À Budapest, une école pour former une nouvelle élite “orbanisée”

Une citation un peu banale du philosophe conservateur britannique Roger Scruton, “C’est la beauté qui compte, et elle n’est pas subjective”, inscrite tout le long du mur en face de la cafétéria, donne d’emblée le ton. Un peu plus loin, sa photo en noir et blanc suspendue entre les grands poufs de couleur et les fauteuils. Assis à la table, nous distinguons un petit buste de Scruton, qui nous fixe. Incrédules, nous nous retournons pour voir si la tête d’Edmund Burke [homme politique et philosophe irlandais], de Margaret Thatcher ou peut-être de Jordan Peterson va surgir de quelque part.

Nous sommes à Budapest, à quelques kilomètres du centre-ville, dans le hall cosy du Mathias Corvinus Collegium, une institution privée. Sans ces “autels” dédiés à Roger Scruton, cet intérieur urbain convenable orné de longues étagères et de fauteuils multicolores ressemblerait davantage à un bureau d’une société high-tech ou d’une start-up qu’au quartier général des jeunes conservateurs hongrois, dénommé par ses détracteurs le “camp d’entraînement d’Orbán pour les jeunes de droite”.

Le Mathias Corvinus Collegium, MCC en abrégé, représentait jusqu’à récemment un espace marginal de la droite hongroise, un lieu de conférences peu fréquenté. Mais depuis qu’il bénéficie du puissant mécénat idéologique et financier du Premier ministre hongrois, Viktor Orban, le MCC est devenu une institution d’importance en Europe pour le mouvement conservateur européen. Ou du moins il aspire à l’être.

L’année dernière, Orban a attribué 1,7 milliard de dollars d’argent public et de biens immobiliers au MCC, qui se définit comme un “établissement d’enseignement privé dépourvu d’idéologie mais pas de valeurs” – un montant égal à celui reçu par toutes les universités hongroises réunies.
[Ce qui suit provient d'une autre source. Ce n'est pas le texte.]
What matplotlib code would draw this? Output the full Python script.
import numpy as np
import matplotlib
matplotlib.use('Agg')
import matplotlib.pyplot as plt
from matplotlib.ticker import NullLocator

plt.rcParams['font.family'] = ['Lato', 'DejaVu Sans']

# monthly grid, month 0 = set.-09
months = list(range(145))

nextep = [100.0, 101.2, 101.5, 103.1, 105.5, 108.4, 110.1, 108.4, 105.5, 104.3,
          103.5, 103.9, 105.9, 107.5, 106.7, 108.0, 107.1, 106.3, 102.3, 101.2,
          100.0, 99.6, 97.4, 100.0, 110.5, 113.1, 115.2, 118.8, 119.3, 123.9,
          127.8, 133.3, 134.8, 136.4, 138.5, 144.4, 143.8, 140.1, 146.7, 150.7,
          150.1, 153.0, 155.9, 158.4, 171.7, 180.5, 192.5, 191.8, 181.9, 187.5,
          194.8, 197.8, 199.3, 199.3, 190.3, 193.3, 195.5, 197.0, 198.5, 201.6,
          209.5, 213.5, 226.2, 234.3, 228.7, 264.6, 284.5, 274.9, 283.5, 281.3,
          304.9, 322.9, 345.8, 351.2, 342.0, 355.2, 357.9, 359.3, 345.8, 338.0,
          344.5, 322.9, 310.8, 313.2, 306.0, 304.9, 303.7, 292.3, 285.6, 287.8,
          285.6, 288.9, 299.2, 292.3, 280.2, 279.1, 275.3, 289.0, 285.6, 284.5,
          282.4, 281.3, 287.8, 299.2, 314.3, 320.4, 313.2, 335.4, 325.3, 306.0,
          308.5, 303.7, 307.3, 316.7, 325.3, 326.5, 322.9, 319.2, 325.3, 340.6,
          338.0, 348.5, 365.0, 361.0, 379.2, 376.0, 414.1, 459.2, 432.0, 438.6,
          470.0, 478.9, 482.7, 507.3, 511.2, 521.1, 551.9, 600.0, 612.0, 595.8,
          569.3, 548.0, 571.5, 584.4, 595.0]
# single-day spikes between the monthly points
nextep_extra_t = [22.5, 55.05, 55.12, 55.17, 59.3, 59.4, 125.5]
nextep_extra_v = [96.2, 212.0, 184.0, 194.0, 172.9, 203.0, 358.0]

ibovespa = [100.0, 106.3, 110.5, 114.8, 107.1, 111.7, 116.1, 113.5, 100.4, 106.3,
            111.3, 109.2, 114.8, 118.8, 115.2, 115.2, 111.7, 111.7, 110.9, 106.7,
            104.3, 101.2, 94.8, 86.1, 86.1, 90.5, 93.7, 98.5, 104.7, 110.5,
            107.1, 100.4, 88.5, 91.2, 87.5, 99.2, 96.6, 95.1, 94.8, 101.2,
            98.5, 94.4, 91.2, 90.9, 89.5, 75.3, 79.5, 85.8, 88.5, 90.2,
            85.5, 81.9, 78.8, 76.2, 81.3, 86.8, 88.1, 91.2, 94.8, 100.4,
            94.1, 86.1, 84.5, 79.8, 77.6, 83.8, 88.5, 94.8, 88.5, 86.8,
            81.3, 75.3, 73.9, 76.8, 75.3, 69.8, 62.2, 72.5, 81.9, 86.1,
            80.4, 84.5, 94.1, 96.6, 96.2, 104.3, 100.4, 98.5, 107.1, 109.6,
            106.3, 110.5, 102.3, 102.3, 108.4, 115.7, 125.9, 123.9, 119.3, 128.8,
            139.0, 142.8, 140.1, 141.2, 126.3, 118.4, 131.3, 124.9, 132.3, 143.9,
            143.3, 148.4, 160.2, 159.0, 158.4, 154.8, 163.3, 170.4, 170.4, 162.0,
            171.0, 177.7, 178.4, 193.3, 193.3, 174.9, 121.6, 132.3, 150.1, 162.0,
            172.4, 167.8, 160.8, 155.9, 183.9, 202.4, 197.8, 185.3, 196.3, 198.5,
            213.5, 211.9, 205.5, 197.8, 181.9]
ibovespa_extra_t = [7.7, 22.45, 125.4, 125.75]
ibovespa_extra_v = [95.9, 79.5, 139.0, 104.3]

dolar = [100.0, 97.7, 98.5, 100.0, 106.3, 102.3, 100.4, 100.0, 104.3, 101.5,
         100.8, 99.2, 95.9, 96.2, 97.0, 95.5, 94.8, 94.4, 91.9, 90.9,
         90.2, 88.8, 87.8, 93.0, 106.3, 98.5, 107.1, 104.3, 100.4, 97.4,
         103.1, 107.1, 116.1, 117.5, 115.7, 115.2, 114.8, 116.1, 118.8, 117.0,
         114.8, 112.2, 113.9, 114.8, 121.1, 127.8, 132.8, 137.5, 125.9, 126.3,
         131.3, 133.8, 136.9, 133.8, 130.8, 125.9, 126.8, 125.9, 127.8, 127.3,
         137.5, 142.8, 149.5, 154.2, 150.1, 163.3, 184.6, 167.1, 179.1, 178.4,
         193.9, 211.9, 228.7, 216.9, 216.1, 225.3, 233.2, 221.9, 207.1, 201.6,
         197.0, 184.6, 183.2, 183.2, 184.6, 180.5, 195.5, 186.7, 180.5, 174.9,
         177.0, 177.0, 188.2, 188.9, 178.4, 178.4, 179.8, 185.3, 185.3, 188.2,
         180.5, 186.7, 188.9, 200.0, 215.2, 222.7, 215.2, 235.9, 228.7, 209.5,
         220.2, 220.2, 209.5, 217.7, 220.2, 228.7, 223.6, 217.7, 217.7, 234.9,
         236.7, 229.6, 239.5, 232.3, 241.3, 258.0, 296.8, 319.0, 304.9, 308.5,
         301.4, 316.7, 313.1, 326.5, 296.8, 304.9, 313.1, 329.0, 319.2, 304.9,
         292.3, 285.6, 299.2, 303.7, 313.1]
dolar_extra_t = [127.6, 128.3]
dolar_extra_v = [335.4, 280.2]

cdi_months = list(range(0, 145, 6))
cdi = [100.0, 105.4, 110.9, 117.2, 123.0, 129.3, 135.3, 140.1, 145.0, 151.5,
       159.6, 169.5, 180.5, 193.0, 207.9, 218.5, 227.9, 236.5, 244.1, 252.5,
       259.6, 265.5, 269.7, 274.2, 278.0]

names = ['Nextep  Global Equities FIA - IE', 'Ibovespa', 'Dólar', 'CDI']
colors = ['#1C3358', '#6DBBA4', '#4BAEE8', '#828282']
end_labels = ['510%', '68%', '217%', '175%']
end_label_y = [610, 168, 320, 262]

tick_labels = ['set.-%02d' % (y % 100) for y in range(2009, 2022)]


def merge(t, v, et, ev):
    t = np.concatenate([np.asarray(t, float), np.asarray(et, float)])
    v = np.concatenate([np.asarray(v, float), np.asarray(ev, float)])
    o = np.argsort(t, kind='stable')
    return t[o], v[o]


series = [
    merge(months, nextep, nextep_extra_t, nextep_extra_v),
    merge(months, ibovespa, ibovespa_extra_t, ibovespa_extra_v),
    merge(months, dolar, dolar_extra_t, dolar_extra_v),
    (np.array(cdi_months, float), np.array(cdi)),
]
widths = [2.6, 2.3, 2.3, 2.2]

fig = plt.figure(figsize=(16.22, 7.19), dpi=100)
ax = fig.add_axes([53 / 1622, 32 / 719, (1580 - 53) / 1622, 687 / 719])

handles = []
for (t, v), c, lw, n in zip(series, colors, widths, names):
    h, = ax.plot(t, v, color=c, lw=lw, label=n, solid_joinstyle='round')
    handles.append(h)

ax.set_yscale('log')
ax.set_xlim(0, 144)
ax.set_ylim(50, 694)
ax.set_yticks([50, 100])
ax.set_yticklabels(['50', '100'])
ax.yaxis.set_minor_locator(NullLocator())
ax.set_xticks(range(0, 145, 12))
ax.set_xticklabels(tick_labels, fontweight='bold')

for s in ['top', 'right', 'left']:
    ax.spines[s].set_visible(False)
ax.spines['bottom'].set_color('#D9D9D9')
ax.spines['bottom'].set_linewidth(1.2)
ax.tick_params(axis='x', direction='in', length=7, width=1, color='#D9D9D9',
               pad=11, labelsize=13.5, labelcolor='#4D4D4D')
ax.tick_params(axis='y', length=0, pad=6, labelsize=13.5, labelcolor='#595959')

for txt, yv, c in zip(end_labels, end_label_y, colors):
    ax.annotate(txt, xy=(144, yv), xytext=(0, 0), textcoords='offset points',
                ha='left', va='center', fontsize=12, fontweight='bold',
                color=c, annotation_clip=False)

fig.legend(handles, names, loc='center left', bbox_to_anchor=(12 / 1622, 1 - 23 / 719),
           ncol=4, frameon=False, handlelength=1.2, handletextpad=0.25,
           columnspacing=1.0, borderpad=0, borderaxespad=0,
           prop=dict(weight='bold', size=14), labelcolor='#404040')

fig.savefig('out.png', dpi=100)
Il a justifié cette somme en invoquant sa mission de “repenser en profondeur le système d’éducation et de formation de la société dans le sens d’une politique nationale plus conservatrice”. Selon ses détracteurs, il s’agit un vol institutionnel, car Orban a donné de l’argent public à un établissement dirigé par ses alliés politiques et des personnes partageant les mêmes idées, dans le but de former une nouvelle élite conservatrice “orbanisée”.